A tal fine, però «è tenuto ad estendere tale possesso in termini di esclusività, il che avviene quando il coerede goda del bene con modalità incompatibili con la possibilità di godimento altrui e tali da evidenziare una inequivoca volontà di possedere uti dominus e non più uti condominus» (Cass., n. 10734/2018) non essendo sufficiente l'astensione degli altri partecipanti dall'uso della cosa comune.
Del resto, l'art. 1102 c.c. attribuisce espressamente al comproprietario la facoltà di utilizzare il bene comune, a meno che non impedisca agli altri di farne parimenti uso secondo il loro diritto.

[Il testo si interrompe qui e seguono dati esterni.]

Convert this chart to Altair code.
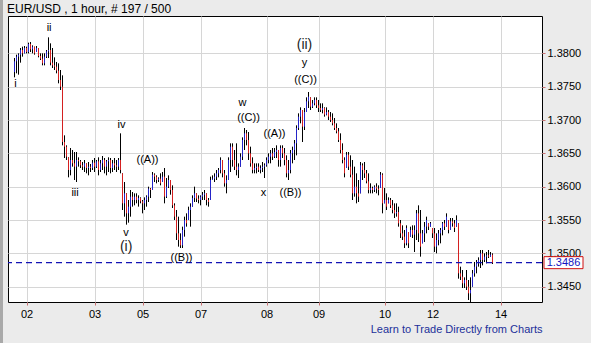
import altair as alt
import pandas as pd

# ---- data (prices in pips, i.e. price * 10000) ----
high = [
    13793, 13798, 13800, 13808, 13810, 13811, 13810, 13816, 13817, 13812,
    13810, 13811, 13808, 13800, 13800, 13800, 13805, 13824, 13815, 13808,
    13794, 13787, 13785, 13775, 13767, 13677, 13662, 13644, 13658, 13655,
    13652, 13652, 13644, 13640, 13637, 13640, 13635, 13637, 13634, 13640,
    13643, 13640, 13644, 13640, 13646, 13643, 13640, 13644, 13643, 13640,
    13643, 13640, 13643, 13680, 13620, 13607, 13590, 13580, 13595, 13592,
    13590, 13590, 13587, 13584, 13580, 13584, 13587, 13600, 13598, 13622,
    13620, 13617, 13614, 13620, 13622, 13628, 13613, 13617, 13610, 13602,
    13575, 13565, 13555, 13530, 13540, 13555, 13560, 13570, 13575, 13587,
    13600, 13590, 13587, 13587, 13592, 13595, 13590, 13583, 13615, 13617,
    13620, 13625, 13628, 13644, 13640, 13625, 13617, 13644, 13665, 13665,
    13655, 13665, 13635, 13650, 13674, 13688, 13685, 13682, 13660, 13644,
    13635, 13635, 13635, 13632, 13637, 13635, 13644, 13650, 13655, 13658,
    13658, 13662, 13655, 13662, 13662, 13658, 13647, 13640, 13655, 13660,
    13670, 13692, 13710, 13719, 13715, 13718, 13734, 13742, 13734, 13730,
    13734, 13734, 13730, 13725, 13725, 13719, 13719, 13715, 13712, 13710,
    13703, 13695, 13688, 13680, 13665, 13644, 13652, 13652, 13647, 13640,
    13630, 13620, 13610, 13637, 13635, 13637, 13625, 13620, 13605, 13600,
    13602, 13605, 13602, 13622, 13620, 13598, 13590, 13584, 13583, 13580,
    13575, 13575, 13570, 13550, 13542, 13535, 13542, 13532, 13540, 13542,
    13542, 13565, 13572, 13565, 13535, 13547, 13555, 13545, 13547, 13538,
    13538, 13530, 13535, 13538, 13547, 13550, 13560, 13550, 13553, 13553,
    13550, 13557, 13545, 13480, 13475, 13464, 13475, 13460, 13464, 13475,
    13487, 13490, 13494, 13505, 13505, 13500, 13502, 13505, 13502, 13500,
]
low = [
    13764, 13770, 13768, 13786, 13795, 13800, 13800, 13800, 13802, 13800,
    13798, 13802, 13794, 13790, 13782, 13782, 13793, 13793, 13782, 13778,
    13775, 13770, 13755, 13745, 13662, 13643, 13640, 13614, 13617, 13630,
    13610, 13607, 13630, 13628, 13625, 13622, 13620, 13617, 13622, 13625,
    13622, 13628, 13617, 13622, 13625, 13620, 13617, 13622, 13620, 13622,
    13625, 13622, 13625, 13620, 13565, 13555, 13543, 13546, 13555, 13570,
    13572, 13575, 13570, 13575, 13560, 13565, 13570, 13577, 13583, 13595,
    13607, 13605, 13607, 13602, 13607, 13575, 13583, 13598, 13588, 13568,
    13550, 13520, 13510, 13508, 13508, 13525, 13540, 13550, 13540, 13570,
    13577, 13577, 13575, 13572, 13580, 13580, 13572, 13570, 13580, 13610,
    13607, 13610, 13614, 13620, 13614, 13600, 13590, 13610, 13622, 13630,
    13625, 13617, 13613, 13630, 13640, 13655, 13662, 13640, 13630, 13620,
    13620, 13620, 13622, 13620, 13622, 13613, 13630, 13635, 13635, 13640,
    13643, 13643, 13630, 13630, 13643, 13632, 13614, 13610, 13620, 13635,
    13640, 13647, 13685, 13695, 13667, 13685, 13712, 13718, 13715, 13718,
    13722, 13718, 13712, 13712, 13710, 13705, 13707, 13700, 13697, 13692,
    13685, 13680, 13667, 13650, 13635, 13614, 13628, 13625, 13614, 13580,
    13585, 13575, 13577, 13590, 13610, 13613, 13605, 13590, 13590, 13590,
    13592, 13590, 13587, 13598, 13560, 13575, 13565, 13575, 13568, 13560,
    13553, 13555, 13540, 13523, 13520, 13508, 13512, 13508, 13525, 13523,
    13502, 13520, 13517, 13495, 13515, 13517, 13530, 13535, 13540, 13523,
    13502, 13500, 13512, 13515, 13527, 13535, 13540, 13530, 13535, 13540,
    13532, 13540, 13462, 13460, 13448, 13448, 13445, 13430, 13427, 13450,
    13465, 13470, 13480, 13478, 13482, 13487, 13485, 13493, 13495, 13484,
]
close = [
    13788, 13795, 13798, 13805, 13800, 13808, 13802, 13814, 13806, 13810,
    13800, 13808, 13796, 13792, 13785, 13795, 13803, 13805, 13786, 13782,
    13780, 13774, 13760, 13750, 13667, 13660, 13645, 13625, 13640, 13635,
    13630, 13640, 13638, 13632, 13630, 13635, 13628, 13630, 13628, 13636,
    13630, 13638, 13625, 13635, 13640, 13630, 13638, 13640, 13628, 13635,
    13632, 13630, 13640, 13625, 13575, 13590, 13560, 13570, 13585, 13580,
    13585, 13580, 13583, 13578, 13575, 13580, 13585, 13597, 13595, 13618,
    13615, 13610, 13612, 13605, 13615, 13585, 13600, 13610, 13595, 13572,
    13555, 13530, 13520, 13512, 13535, 13550, 13545, 13565, 13570, 13583,
    13590, 13582, 13580, 13585, 13588, 13590, 13580, 13577, 13610, 13612,
    13615, 13620, 13625, 13640, 13620, 13605, 13610, 13640, 13660, 13640,
    13630, 13625, 13630, 13645, 13670, 13680, 13670, 13650, 13635, 13625,
    13628, 13630, 13625, 13628, 13630, 13632, 13640, 13645, 13650, 13645,
    13652, 13655, 13640, 13658, 13650, 13640, 13620, 13625, 13650, 13655,
    13665, 13688, 13705, 13715, 13690, 13712, 13728, 13735, 13720, 13725,
    13730, 13722, 13718, 13715, 13718, 13708, 13712, 13705, 13700, 13695,
    13688, 13683, 13670, 13655, 13640, 13620, 13648, 13630, 13618, 13590,
    13600, 13590, 13585, 13632, 13625, 13620, 13608, 13595, 13598, 13595,
    13600, 13597, 13595, 13618, 13575, 13580, 13570, 13580, 13572, 13565,
    13560, 13562, 13545, 13530, 13525, 13515, 13538, 13515, 13535, 13528,
    13535, 13560, 13530, 13510, 13530, 13540, 13550, 13540, 13545, 13530,
    13510, 13520, 13530, 13535, 13545, 13540, 13555, 13535, 13548, 13545,
    13538, 13550, 13470, 13465, 13455, 13460, 13450, 13440, 13445, 13470,
    13480, 13485, 13490, 13500, 13490, 13495, 13497, 13495, 13498, 13486,
]
first_open = 13772

day_ticks = [6, 40, 64, 93, 126, 152, 185, 209, 243]
day_labels = ["02", "03", "05", "07", "08", "09", "10", "12", "14"]

wave_text = ["i", "ii", "iii", "iv", "v", "(i)", "((A))", "((B))", "w", "((C))",
             "x", "((A))", "((B))", "(ii)", "y", "((C))"]
wave_bar = [0.5, 17.3, 30.3, 53.5, 55.8, 55.8, 66.5, 83.5, 114, 117,
            124.5, 130, 138, 145, 145, 145.5]
wave_pips = [13754, 13838, 13590, 13692, 13530, 13509, 13640, 13493, 13725, 13703,
             13591, 13679, 13591, 13812, 13785, 13760]
big_labels = ["(i)", "(ii)"]

last_price = 1.3486
y_ticks = [1.345, 1.350, 1.355, 1.360, 1.365, 1.370, 1.375, 1.380]
title_text = "EUR/USD , 1 hour, # 197 / 500"
footer_text = "Learn to Trade Directly from Charts"

# ---- tables ----
n = len(close)
opens = [first_open] + close[:-1]
rows = []
for i in range(n):
    o = min(max(opens[i], low[i]), high[i])
    rows.append({
        "idx": i,
        "high": high[i] / 10000,
        "low": low[i] / 10000,
        "open": o / 10000,
        "close": close[i] / 10000,
        "dir": "down" if close[i] < o else "up",
    })
bars = pd.DataFrame(rows)
waves = pd.DataFrame({
    "idx": wave_bar,
    "price": [p / 10000 for p in wave_pips],
    "label": wave_text,
    "big": [t in big_labels for t in wave_text],
})
last_df = pd.DataFrame({"p": [last_price], "txt": ["%.4f" % last_price],
                        "title": [title_text]})

FONT = "Liberation Sans"
label_expr = "[" + ",".join("'%s'" % s for s in day_labels) + "][indexof([" + \
    ",".join(str(v) for v in day_ticks) + "], datum.value)]"

x_scale = alt.Scale(domain=[-3.25, 263.75], nice=False, zero=False)
y_scale = alt.Scale(domain=[1.3427, 1.3856], nice=False, zero=False)
x_axis = alt.Axis(values=day_ticks, labelExpr=label_expr, title=footer_text,
                  titleAnchor="end", titleColor="#22309a", titleFontSize=11,
                  titleFontWeight="normal", titleFont=FONT, titlePadding=4,
                  grid=True, gridColor="#d6d6d6", tickColor="#c87070", tickSize=3,
                  labelFontSize=11, labelFont=FONT, labelColor="black",
                  labelPadding=3, domain=False)
y_axis = alt.Axis(values=y_ticks, format=".4f", orient="right", title=None,
                  grid=True, gridColor="#d6d6d6", tickColor="#c87070", tickSize=3,
                  labelFontSize=11, labelFont=FONT, labelColor="black",
                  labelPadding=2, domain=False)


def X(f):
    return alt.X(f, type="quantitative", scale=x_scale, axis=x_axis)


def Y(f):
    return alt.Y(f, type="quantitative", scale=y_scale, axis=y_axis)


wicks = alt.Chart(bars).mark_rule(color="black", strokeWidth=1).encode(
    x=X("idx"), y=Y("low"), y2="high")
bodies = alt.Chart(bars).mark_rule(strokeWidth=1).encode(
    x=X("idx"), y=Y("open"), y2="close",
    color=alt.Color("dir:N", scale=alt.Scale(domain=["up", "down"],
                                             range=["#2424c8", "#d42020"]),
                    legend=None))

last_line = alt.Chart(last_df).mark_rule(color="#1414b4", strokeDash=[6, 4],
                                         strokeWidth=1.2).encode(y=Y("p"))

box = alt.Chart(last_df).mark_rect(fill="white", stroke="#d01010", strokeWidth=1,
                                   yOffset=-6, y2Offset=6).encode(
    x=alt.value(536), x2=alt.value(575), y=Y("p"), y2="p:Q")
box_text = alt.Chart(last_df).mark_text(color="#1414c0", fontSize=11, font=FONT,
                                        align="center", baseline="middle").encode(
    x=alt.value(555.5), y=Y("p"), text="txt:N")

small_w = alt.Chart(waves).transform_filter("!datum.big").mark_text(
    fontSize=11, font=FONT, fontWeight="normal", color="black",
    align="center", baseline="middle").encode(
    x=X("idx"), y=Y("price"), text="label:N")
big_w = alt.Chart(waves).transform_filter("datum.big").mark_text(
    fontSize=14, font=FONT, fontWeight="normal", color="#222222",
    align="center", baseline="middle").encode(
    x=X("idx"), y=Y("price"), text="label:N")

title_mark = alt.Chart(last_df).mark_text(
    fontSize=12, font=FONT, color="black", align="left",
    baseline="alphabetic").encode(
    x=alt.value(-1), y=alt.value(-3), text="title:N")

edge = alt.Chart(last_df).mark_rect(color="#a9a9a9").encode(
    x=alt.value(-8), x2=alt.value(-5), y=alt.value(-16), y2=alt.value(327))

chart = alt.layer(
    edge, wicks, bodies, last_line, small_w, big_w, box, box_text, title_mark
).properties(
    width=534, height=286,
    padding={"left": 8, "top": 16, "right": 49, "bottom": 41},
    autosize=alt.AutoSizeParams(type="none"),
).configure(background="#ebebeb", font=FONT).configure_view(
    fill="white", stroke="black", strokeWidth=1)

chart.save("out.html", embed_options={"renderer": "svg", "actions": False})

Ne discende che l'utilizzo individuale della cosa comune, in assenza di un godimento escludente nei confronti degli altri comproprietari, non può risolversi in un pregiudizio per questi ultimi.
Usucapione in condominio: considerazioni conclusive
Il Tribunale di Prato, con la sentenza n. 253 del 23 marzo 2024 in commento, si pone senza dubbio nel solco tracciato dalla prevalente giurisprudenza di legittimità, così come illustrato sinora.
In sé considerata, l'allegazione di un uso individuale (o meglio "separato") della cosa non è sufficiente a configurare i presupposti per il possesso ad usucapionem delle quote altrui, salvo che dai particolari del fatto non emerga una situazione di preclusione del possesso degli altri condividenti.
È, infatti, il monopolio del godimento a rendere riprovevole l'utilizzo "separato" della cosa comune, perché l'accentramento del godimento con privazione delle possibilità dell'altrui utilizzo è pulsione rinnegante il principio di condivisione posto a fondamento della comunione.
In questo senso ancora una volta la Corte di Cassazione, secondo cui «In una situazione di compossesso - come quella esistente tra i componenti di una comunione ereditaria in pendenza del giudizio di divisione - è ravvisabile una lesione possessoria solo quando uno dei condividenti abbia alterato e violato, senza il consenso e in pregiudizio degli altri partecipanti, lo stato di fatto o la destinazione della cosa oggetto del comune possesso, in modo da impedire o restringere il godimento spettante a ciascun compossessore sulla cosa medesima mediante atti integranti un comportamento durevole, tale da evidenziare un possesso esclusivo "animo domini" su tutta la cosa, incompatibile con il permanere del possesso altrui» (Cass., sent. n. 25646 del 23 ottobre 2008).